Work to be completed: Exclude images, then output the remaining data verbatim.

Collected data:
* * * * * * *

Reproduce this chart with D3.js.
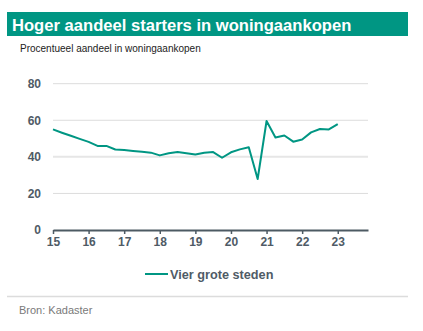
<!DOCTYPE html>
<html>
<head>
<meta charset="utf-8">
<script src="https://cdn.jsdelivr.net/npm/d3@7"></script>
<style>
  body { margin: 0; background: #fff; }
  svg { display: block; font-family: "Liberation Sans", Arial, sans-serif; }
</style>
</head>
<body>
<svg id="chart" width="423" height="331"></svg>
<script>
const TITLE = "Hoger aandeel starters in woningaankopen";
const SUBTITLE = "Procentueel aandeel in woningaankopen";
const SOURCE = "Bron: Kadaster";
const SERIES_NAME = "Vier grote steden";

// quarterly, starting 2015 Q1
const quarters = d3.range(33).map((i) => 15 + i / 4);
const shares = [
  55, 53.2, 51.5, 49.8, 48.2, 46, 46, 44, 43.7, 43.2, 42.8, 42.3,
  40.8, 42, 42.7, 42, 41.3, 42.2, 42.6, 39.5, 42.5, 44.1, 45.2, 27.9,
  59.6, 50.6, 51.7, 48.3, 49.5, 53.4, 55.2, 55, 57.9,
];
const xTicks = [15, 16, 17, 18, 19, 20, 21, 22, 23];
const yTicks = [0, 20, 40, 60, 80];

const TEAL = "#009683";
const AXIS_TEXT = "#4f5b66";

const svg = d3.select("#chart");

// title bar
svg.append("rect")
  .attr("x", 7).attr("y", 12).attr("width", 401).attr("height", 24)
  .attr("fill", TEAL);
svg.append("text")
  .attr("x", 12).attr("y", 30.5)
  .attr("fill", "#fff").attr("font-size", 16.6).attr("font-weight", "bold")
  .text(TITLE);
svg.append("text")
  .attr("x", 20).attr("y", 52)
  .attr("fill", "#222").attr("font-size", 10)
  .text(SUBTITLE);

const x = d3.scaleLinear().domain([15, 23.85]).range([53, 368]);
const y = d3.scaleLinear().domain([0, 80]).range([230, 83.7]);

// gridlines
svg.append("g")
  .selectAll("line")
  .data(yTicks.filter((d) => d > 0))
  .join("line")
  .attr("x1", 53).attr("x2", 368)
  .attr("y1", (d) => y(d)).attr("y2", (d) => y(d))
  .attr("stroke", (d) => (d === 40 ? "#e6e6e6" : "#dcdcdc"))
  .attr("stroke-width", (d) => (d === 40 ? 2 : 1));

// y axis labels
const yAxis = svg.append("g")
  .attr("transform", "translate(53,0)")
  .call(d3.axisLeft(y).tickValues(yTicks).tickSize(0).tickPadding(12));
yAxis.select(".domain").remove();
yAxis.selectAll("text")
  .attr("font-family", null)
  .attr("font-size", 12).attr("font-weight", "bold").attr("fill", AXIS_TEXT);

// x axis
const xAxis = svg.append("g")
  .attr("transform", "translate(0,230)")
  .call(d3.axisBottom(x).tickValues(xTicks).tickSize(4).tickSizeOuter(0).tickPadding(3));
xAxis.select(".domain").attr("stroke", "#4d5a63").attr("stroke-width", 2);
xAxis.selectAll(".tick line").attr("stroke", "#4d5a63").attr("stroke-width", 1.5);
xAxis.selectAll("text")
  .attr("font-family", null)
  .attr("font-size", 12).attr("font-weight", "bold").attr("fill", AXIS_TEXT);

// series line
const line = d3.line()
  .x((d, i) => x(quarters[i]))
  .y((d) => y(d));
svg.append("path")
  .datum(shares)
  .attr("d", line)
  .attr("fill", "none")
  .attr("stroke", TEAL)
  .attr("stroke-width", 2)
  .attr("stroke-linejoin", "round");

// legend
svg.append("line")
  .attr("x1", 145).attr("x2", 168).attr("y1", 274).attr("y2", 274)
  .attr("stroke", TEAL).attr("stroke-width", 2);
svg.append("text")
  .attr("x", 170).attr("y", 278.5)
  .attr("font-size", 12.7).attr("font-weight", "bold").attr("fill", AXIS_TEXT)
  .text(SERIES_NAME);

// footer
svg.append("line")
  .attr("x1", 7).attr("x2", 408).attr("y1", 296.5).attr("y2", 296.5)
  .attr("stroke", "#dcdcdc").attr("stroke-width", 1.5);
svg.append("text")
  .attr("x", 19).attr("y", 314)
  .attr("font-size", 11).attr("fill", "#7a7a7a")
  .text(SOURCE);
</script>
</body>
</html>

* * * * * * *

Response for this exercise:
Reproduce this chart with D3.js.
<!DOCTYPE html>
<html>
<head>
<meta charset="utf-8">
<script src="https://cdn.jsdelivr.net/npm/d3@7"></script>
<style>
  body { margin: 0; background: #fff; }
  svg { display: block; font-family: "Liberation Sans", Arial, sans-serif; }
</style>
</head>
<body>
<svg id="chart" width="423" height="331"></svg>
<script>
const TITLE = "Hoger aandeel starters in woningaankopen";
const SUBTITLE = "Procentueel aandeel in woningaankopen";
const SOURCE = "Bron: Kadaster";
const SERIES_NAME = "Vier grote steden";

// quarterly, starting 2015 Q1
const quarters = d3.range(33).map((i) => 15 + i / 4);
const shares = [
  55, 53.2, 51.5, 49.8, 48.2, 46, 46, 44, 43.7, 43.2, 42.8, 42.3,
  40.8, 42, 42.7, 42, 41.3, 42.2, 42.6, 39.5, 42.5, 44.1, 45.2, 27.9,
  59.6, 50.6, 51.7, 48.3, 49.5, 53.4, 55.2, 55, 57.9,
];
const xTicks = [15, 16, 17, 18, 19, 20, 21, 22, 23];
const yTicks = [0, 20, 40, 60, 80];

const TEAL = "#009683";
const AXIS_TEXT = "#4f5b66";

const svg = d3.select("#chart");

// title bar
svg.append("rect")
  .attr("x", 7).attr("y", 12).attr("width", 401).attr("height", 24)
  .attr("fill", TEAL);
svg.append("text")
  .attr("x", 12).attr("y", 30.5)
  .attr("fill", "#fff").attr("font-size", 16.6).attr("font-weight", "bold")
  .text(TITLE);
svg.append("text")
  .attr("x", 20).attr("y", 52)
  .attr("fill", "#222").attr("font-size", 10)
  .text(SUBTITLE);

const x = d3.scaleLinear().domain([15, 23.85]).range([53, 368]);
const y = d3.scaleLinear().domain([0, 80]).range([230, 83.7]);

// gridlines
svg.append("g")
  .selectAll("line")
  .data(yTicks.filter((d) => d > 0))
  .join("line")
  .attr("x1", 53).attr("x2", 368)
  .attr("y1", (d) => y(d)).attr("y2", (d) => y(d))
  .attr("stroke", (d) => (d === 40 ? "#e6e6e6" : "#dcdcdc"))
  .attr("stroke-width", (d) => (d === 40 ? 2 : 1));

// y axis labels
const yAxis = svg.append("g")
  .attr("transform", "translate(53,0)")
  .call(d3.axisLeft(y).tickValues(yTicks).tickSize(0).tickPadding(12));
yAxis.select(".domain").remove();
yAxis.selectAll("text")
  .attr("font-family", null)
  .attr("font-size", 12).attr("font-weight", "bold").attr("fill", AXIS_TEXT);

// x axis
const xAxis = svg.append("g")
  .attr("transform", "translate(0,230)")
  .call(d3.axisBottom(x).tickValues(xTicks).tickSize(4).tickSizeOuter(0).tickPadding(3));
xAxis.select(".domain").attr("stroke", "#4d5a63").attr("stroke-width", 2);
xAxis.selectAll(".tick line").attr("stroke", "#4d5a63").attr("stroke-width", 1.5);
xAxis.selectAll("text")
  .attr("font-family", null)
  .attr("font-size", 12).attr("font-weight", "bold").attr("fill", AXIS_TEXT);

// series line
const line = d3.line()
  .x((d, i) => x(quarters[i]))
  .y((d) => y(d));
svg.append("path")
  .datum(shares)
  .attr("d", line)
  .attr("fill", "none")
  .attr("stroke", TEAL)
  .attr("stroke-width", 2)
  .attr("stroke-linejoin", "round");

// legend
svg.append("line")
  .attr("x1", 145).attr("x2", 168).attr("y1", 274).attr("y2", 274)
  .attr("stroke", TEAL).attr("stroke-width", 2);
svg.append("text")
  .attr("x", 170).attr("y", 278.5)
  .attr("font-size", 12.7).attr("font-weight", "bold").attr("fill", AXIS_TEXT)
  .text(SERIES_NAME);

// footer
svg.append("line")
  .attr("x1", 7).attr("x2", 408).attr("y1", 296.5).attr("y2", 296.5)
  .attr("stroke", "#dcdcdc").attr("stroke-width", 1.5);
svg.append("text")
  .attr("x", 19).attr("y", 314)
  .attr("font-size", 11).attr("fill", "#7a7a7a")
  .text(SOURCE);
</script>
</body>
</html>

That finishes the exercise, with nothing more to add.